Professor Tan was a member of the Council on Corporate Disclosure and Governance which sets accounting and disclosure standards in Singapore. He also chaired the KK Women's and Children's Hospital's Medifund Committee, the Singapore National Committee for Pacific Economic Cooperation, and the Meridian Junior College advisory committee. He was also a member of the board of directors of four Singapore listed companies, serving as chairman of the Audit Committee in two of them, namely Singapore Reinsurance Corporation Limited and Kim Eng Holdings Limited, and has served as a session chairman at the PECC International Conference.

He had also served as advisor to a various other community organizations, including the Charted Institute of Logistics and Transport, Singapore, and Habitat for Humanity Singapore. He was also a member of several awards committees, including the Singapore Youth Award Panel 2006–07, which selected the recipients of the "highest youth accolade in Singapore", and the International Management Action Award awards council.
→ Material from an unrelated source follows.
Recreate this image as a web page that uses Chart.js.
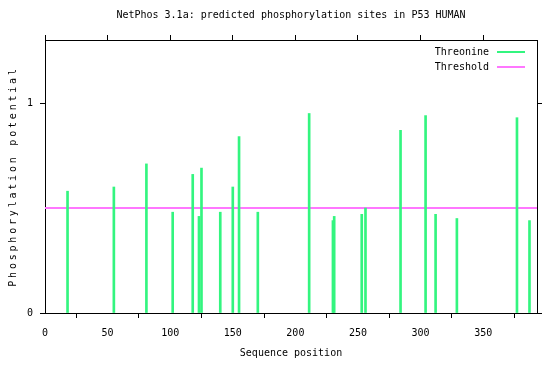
<!DOCTYPE html>
<html>
<head>
<meta charset="utf-8">
<script src="https://cdn.jsdelivr.net/npm/chart.js@4.4.1/dist/chart.umd.min.js"></script>
<style>
  html, body { margin: 0; padding: 0; background: #fff; }
  #wrap { width: 550px; height: 365px; }
</style>
</head>
<body>
<div id="wrap"><canvas id="myChart"></canvas></div>
<script>
// threonine sites in P53 and their NetPhos score
var positions = [18, 55, 81, 102, 118, 123, 125, 140, 150, 155, 170, 211, 230, 231, 253, 256, 284, 304, 312, 329, 377, 387];
var potentials = [0.58, 0.60, 0.71, 0.48, 0.66, 0.46, 0.69, 0.48, 0.60, 0.84, 0.48, 0.95, 0.44, 0.46, 0.47, 0.50, 0.87, 0.94, 0.47, 0.45, 0.93, 0.44];
var threshold = 0.5;
var seqLength = 393;
var xTicks = [0, 50, 100, 150, 200, 250, 300, 350];
var yTicks = [0, 1];

var green = '#33f57f';
var magenta = '#ff77ff';
var mono = "'DejaVu Sans Mono', monospace";

var sites = positions.map(function (p, i) { return { x: p, y: potentials[i] }; });

function setTicks(list) {
  return function (scale) {
    scale.ticks = list.map(function (v) { return { value: v }; });
  };
}

// gnuplot style key, top right inside the plot
var keyPlugin = {
  id: 'key',
  afterDraw: function (chart) {
    var ctx = chart.ctx, area = chart.chartArea;
    ctx.save();
    ctx.font = '10px ' + mono;
    ctx.textAlign = 'right';
    ctx.textBaseline = 'middle';
    chart.data.datasets.forEach(function (ds, i) {
      var y = area.top + 12 + i * 15;
      ctx.fillStyle = '#000';
      ctx.fillText(ds.label, area.right - 48, y);
      ctx.strokeStyle = ds.borderColor;
      ctx.lineWidth = 2;
      ctx.beginPath();
      ctx.moveTo(area.right - 40, y);
      ctx.lineTo(area.right - 12, y);
      ctx.stroke();
    });
    ctx.restore();
  }
};

// spaced out letters on the y title like the original
var spacedTitle = {
  id: 'spacedTitle',
  afterLayout: function (chart) {
    var s = chart.scales.y;
    if (s._spaced) return;
    var orig = s.drawTitle;
    s.drawTitle = function () {
      this.ctx.save();
      this.ctx.letterSpacing = '2.8px';
      orig.apply(this, arguments);
      this.ctx.restore();
    };
    s._spaced = true;
  }
};

var axisGrid = { drawOnChartArea: false, drawTicks: true, tickLength: 5, color: '#000' };
var axisBorder = { display: true, color: '#000', width: 1 };
var tickFont = { family: mono, size: 10 };

new Chart(document.getElementById('myChart'), {
  type: 'line',
  data: {
    datasets: [
      {
        type: 'bar',
        label: 'Threonine',
        data: sites,
        backgroundColor: green,
        borderColor: green,
        borderWidth: 0,
        barThickness: 2
      },
      {
        type: 'line',
        label: 'Threshold',
        data: [{ x: 0, y: threshold }, { x: seqLength, y: threshold }],
        borderColor: magenta,
        backgroundColor: magenta,
        borderWidth: 2,
        pointRadius: 0,
        fill: false
      }
    ]
  },
  options: {
    responsive: true,
    maintainAspectRatio: false,
    animation: false,
    layout: { padding: 0 },
    plugins: {
      legend: { display: false },
      tooltip: { enabled: false },
      title: {
        display: true,
        text: 'NetPhos 3.1a: predicted phosphorylation sites in P53 HUMAN',
        fullSize: false,
        color: '#000',
        font: { family: mono, size: 10, weight: 'normal' },
        padding: { top: 9, bottom: 0 }
      }
    },
    scales: {
      x: {
        type: 'linear',
        position: 'bottom',
        min: 0,
        max: seqLength,
        offset: false,
        grid: axisGrid,
        border: axisBorder,
        afterBuildTicks: setTicks(xTicks),
        afterFit: function (s) { s.height = 52; },
        ticks: { color: '#000', font: tickFont, padding: 9, maxRotation: 0 },
        title: {
          display: true,
          text: 'Sequence position',
          color: '#000',
          font: tickFont,
          padding: { top: 0, bottom: 6 }
        }
      },
      x2: {
        type: 'linear',
        position: 'top',
        min: 0,
        max: seqLength,
        offset: false,
        grid: axisGrid,
        border: axisBorder,
        afterBuildTicks: setTicks(xTicks),
        afterFit: function (s) { s.height = 19; },
        ticks: { display: false }
      },
      y: {
        position: 'left',
        min: 0,
        max: 1.3,
        grid: axisGrid,
        border: axisBorder,
        afterBuildTicks: setTicks(yTicks),
        afterFit: function (s) { s.width = 45; },
        ticks: { color: '#000', font: tickFont, padding: 7 },
        title: {
          display: true,
          text: 'Phosphorylation potential',
          color: '#000',
          font: tickFont,
          padding: { top: 7, bottom: 0 }
        }
      },
      y2: {
        position: 'right',
        min: 0,
        max: 1.3,
        grid: axisGrid,
        border: axisBorder,
        afterBuildTicks: setTicks(yTicks),
        afterFit: function (s) { s.width = 13; },
        ticks: { display: false }
      }
    }
  },
  plugins: [keyPlugin, spacedTitle]
});
</script>
</body>
</html>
==Awards, achievements and endowments==

Tan was awarded the Public Service Medal at Singapore's 2009 National Day Awards in his capacity as chairman of the Medifund Committee of KK Women's & Children's Hospital. Other awards include the SMU Most Inspiring Teacher and the School of Accountancy's Most Outstanding Teacher awards in 2006, and the Service to Education Award by the Ministry of Education for his contribution as chairman of the Meridian Junior College Advisory Committee.

He also sponsored the Professor Tan Teck Meng Gold Medal Award, worth a total of S$2,000, to be given annually to a top graduating Bachelor of Accountancy student, and the Tan Tee Chee & Tsan Kah Ngooh Award, named after his parents, and given annually to 3 outstanding students who have demonstrated excellence in co-curricular activities.

==Research interests and selected publications==

Professor Tan's research interests included corporate governance, entrepreneurship and financial accounting.

===Selected journal articles===

- Wee-Liang Tan and Teck-Meng Tan, "Soziales Unternehmertum in Singapur (English: Social Entrepreneurship in Singapore)", Zeitschrift für Klein- und Mittelunternehmen (a quarterly review published in German, English: Review for Small and Medium-Size Enterprises), September 2002, 3/2002.
- Teck-Meng Tan and Wee-Liang Tan, "Challenges Confronting Asia-Pacific Nations in the 21st Century", Ritsumeikan Journal of Asia Pacific Studies, Japan, April 2001, Vol 7, pp 14–20.
- B C Ghosh, Tan Wee Liang, Tan Teck Meng and Ben Chan, "The Key Success Factors, Distinctive Capabilities, Strategic Thrusts of Top SMEs in Singapore", Journal of Business Research, 3 March 2001, Vol 51, Issue 3, pp 209–22.

===Selected chapters in books===
- Tan Teck Meng, Low Aik Meng, John J Williams and Shi Yuwei, "South Africa and African Renaissance: Unprecedented Challenges and Unparalleled Opportunities" in Business Opportunities in the New South Africa, pp 3–15, 1998, Prentice Hall.
- Tan Teck Meng, Choo Teck Min, John J Williams and Chew Soon Beng, "Japan: Epitome of the Phoenix?" in Japan-Asean Relations: Implications for Business, pp 3–14, 1998, Prentice Hall.
- Tan Teck Meng, Low Aik Meng, John J Williams and John F Webster, "The Nature of US-Asean Relations" in US-Asean Relations: Implications for Business, pp 3–15, 1997, Prentice Hall.